Lynn Finnegan - journal letter August 2012
Related pages: Journal Letters
It has been a year since I arrived at the Quaker UN Office as Programme Assistant in Global Economic Issues. Since my last journal letter in March, we have had a busy and eventful summer in the office. We have been continuing our work on Food & Sustainability, working with a variety of international processes that impact on agricultural trade and investment as well as access to, and control over, seeds.
Alongside this work, I have had the opportunity to attend various Quaker events. One of this year’s highlights was April’s 6th World Gathering of Friends in Kabarak, Kenya. There, I got to spend time with Quakers from all over the world, including many who work in small-scale farming and are on the front line of changing climates, as well as many others who are seeing firsthand the effects of our current economic system on environments and natural resources. After the Conference, multiple 12 hour bus rides along bumpy roads brought us to small holder farms where Quakers generously and enthusiastically showed us around. We also got to see the work of the Quaker Rural Service Programme in Western Kenya, and understand first-hand how organic farming can impact on family health and wellbeing. Local ownership and management underpins their ability to respond to community needs. This seems a most basic statement, but I feel it is a truth that is sometimes lost at UN level.
It was interesting to come back from Kenya and move into May which brought Britain Yearly Meeting. Here I saw the hard work being done by British Quakers to respond to Minute 36, from Yearly Meeting Gathering 2011, which called us to become a low carbon, sustainable community. In particular the links between the environment and economic justice were brought forward as a promising place to focus Friends’ attention. For me it is a source of strength that Quakers from all over Britain are considering the links and overlaps among the Testimonies of peace, truth, simplicity, equality and care for the environment.
As I have become familiar with working in a Quaker organisation I have come to appreciate the Quaker commitment to building peace - whether it is among families, communities, conflict zones or international institutions working for peace. To quote Adam Curle’s 1981 Swarthmore Lecture,
‘The task of the peace maker has two dimensions. The first is to transform unpeaceful into peaceful relations. The second is to work for conditions conducive to peace and unfavourable to violence.’
International guidelines can play a key role in creating these conditions conducive to peace. QUNO is starting to work on policy links between natural resources and peace, considering how Quaker experience in peacebuilding can help address inequalities in, and conflicts over, access to water, food, seeds and land. In my previous journal letters I have talked about international deals that buy up tens of thousands of hectares of land, marginalising and dispossessing local communities.
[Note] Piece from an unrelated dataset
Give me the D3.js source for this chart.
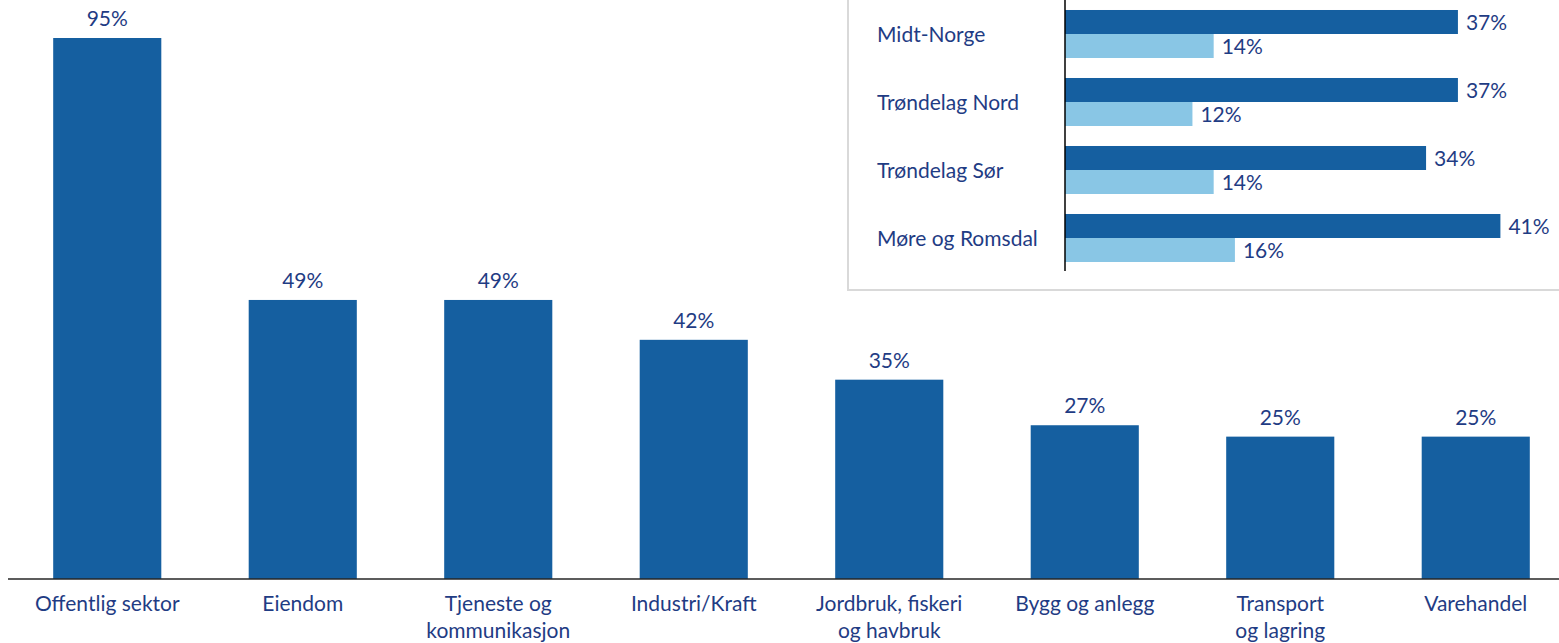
<!DOCTYPE html>
<html><head><meta charset="utf-8">
<script src="https://cdn.jsdelivr.net/npm/d3@7/dist/d3.min.js"></script>
<style>body{margin:0;background:#fff}svg{display:block}text{font-family:Lato,"Open Sans",sans-serif;fill:#1F3C84}</style>
</head><body><svg id="c" width="1559" height="643"></svg>
<script>
const categories = ["Offentlig sektor","Eiendom","Tjeneste og\nkommunikasjon","Industri/Kraft","Jordbruk, fiskeri\nog havbruk","Bygg og anlegg","Transport\nog lagring","Varehandel"];
const values = [95,49,49,42,35,27,25,25];
const regions = ["Midt-Norge","Trøndelag Nord","Trøndelag Sør","Møre og Romsdal"];
const regionDark = [37,37,34,41];
const regionLight = [14,12,14,16];

const svg = d3.select("#c");
const dark = "#155FA0", light = "#89C6E5";
const fs = 21;

// main chart
const x = d3.scaleBand().domain(categories).range([9.5,1573.5]).paddingInner(0.447).paddingOuter(0.2235);
const y = d3.scaleLinear().domain([0,95]).range([579,38]);
const g = svg.append("g");
g.selectAll("rect.b").data(values).join("rect").attr("class","b")
  .attr("x",(d,i)=>x(categories[i])).attr("width",x.bandwidth())
  .attr("y",d=>y(d)).attr("height",d=>y(0)-y(d)).attr("fill",dark);
g.selectAll("text.v").data(values).join("text").attr("class","v")
  .attr("x",(d,i)=>x(categories[i])+x.bandwidth()/2).attr("y",d=>y(d)-12)
  .attr("text-anchor","middle").attr("font-size",fs).text(d=>d+"%");
const ax = g.append("g").attr("transform",`translate(0,${y(0)})`)
  .call(d3.axisBottom(x).tickSize(0).tickFormat(""));
ax.select(".domain").attr("d","M8,0H1559").attr("stroke","#262626").attr("stroke-width",1.5);
ax.selectAll(".tick").each(function(d){
  const t = d3.select(this).append("text").attr("text-anchor","middle").attr("font-size",fs).attr("y",32);
  d.split("\n").forEach((s,k)=>t.append("tspan").attr("x",0).attr("dy",k?26.5:0).text(s));
});

// inset
const box = svg.append("g");
box.append("rect").attr("x",848).attr("y",-10).attr("width",730).attr("height",300)
  .attr("fill","#fff").attr("stroke","#d9d9d9").attr("stroke-width",2);
const xi = d3.scaleLinear().domain([0,46]).range([1065,1553.5]);
const yi = d3.scaleBand().domain(regions).range([0,272]).paddingInner(0.294).paddingOuter(0.147);
const bh = yi.bandwidth()/2;
regions.forEach((r,i)=>{
  const y0 = yi(r);
  box.append("rect").attr("x",xi(0)).attr("y",y0).attr("width",xi(regionDark[i])-xi(0)).attr("height",bh).attr("fill",dark);
  box.append("rect").attr("x",xi(0)).attr("y",y0+bh).attr("width",xi(regionLight[i])-xi(0)).attr("height",bh).attr("fill",light);
  box.append("text").attr("x",xi(regionDark[i])+8).attr("y",y0+bh/2).attr("dy","0.36em").attr("font-size",fs).text(regionDark[i]+"%");
  box.append("text").attr("x",xi(regionLight[i])+8).attr("y",y0+bh*1.5).attr("dy","0.36em").attr("font-size",fs).text(regionLight[i]+"%");
});
const ay = box.append("g").attr("transform",`translate(${xi(0)},0)`)
  .call(d3.axisLeft(yi).tickSize(0).tickFormat(""));
ay.select(".domain").attr("d","M0,0V271").attr("stroke","#000").attr("stroke-width",1.5);
ay.selectAll(".tick").append("text").attr("x",877-1065).attr("text-anchor","start").attr("dy","0.36em").attr("font-size",fs).text(d=>d);
</script></body></html>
They often create conditions that are not compatible with peace, but instead contain many ‘seeds of war’. As such, they must be considered as more than a mere economic phenomenon.
An example is the impact of extractive industries on Indigenous communities.
This was the subject of a recent report from the UN Expert Mechanism on Indigenous Peoples. The gradual but steady loss of control over their traditional territories and natural resources is a critical concern for Indigenous communities around the world. It was another highlight of my year to see the Expert Mechanism in the flesh as its members met in Geneva for a week in July. We held a Quaker meal where country delegates and the Indigenous panel of experts discussed the report and possible next steps. The report stresses an urgent need for equal partnerships between Indigenous Peoples and States or business enterprises. It is frustrating to see these words being responded to so slowly, as research increasingly emphasises the negative impacts of many large scale land acquisitions. This feeds directly into our Food & Sustainability work, as without land there is little chance a community can access safe, adequate and nutritious food.
To help engage young people in these issues, and wider UN themes, QUNO organises an annual Summer School during the first two weeks of July. After much organisation, almost two dozen young people from a dozen countries descended upon the office and for two weeks learnt more about UN work than we thought possible! They were a particularly motivated group, with sharp and challenging questions being asked of everyone they encountered. These included representatives from the Human Rights Committee, the World Trade Organization, UN AIDS, the International Labour Organization and the High Commissioner for Refugees. In between sessions we also managed to go swimming in the lake, and hike in the Jura Mountains to the North of Geneva. The office felt quiet when they left, and I will remember for a long time what a special group they were.
As I end my year as Programme Assistant I’d like to thank all the Friends whose contributions make the placements possible. I know final Journal letters are often full of praise which may seem obligatory, but this is authentic. It has been a brilliant year - albeit with highs and lows - which I would whole-heartedly recommend to young people interested in international law and Quaker processes. Such an opportunity has become even more important at a time when young people are expected to work for free, and job opportunities are few and far between in the ‘international’ field. I am fortunate enough to be able to continue at QUNO for another year, working as Project Officer in Food & Sustainability. I look forward to all the opportunities and challenges this will bring.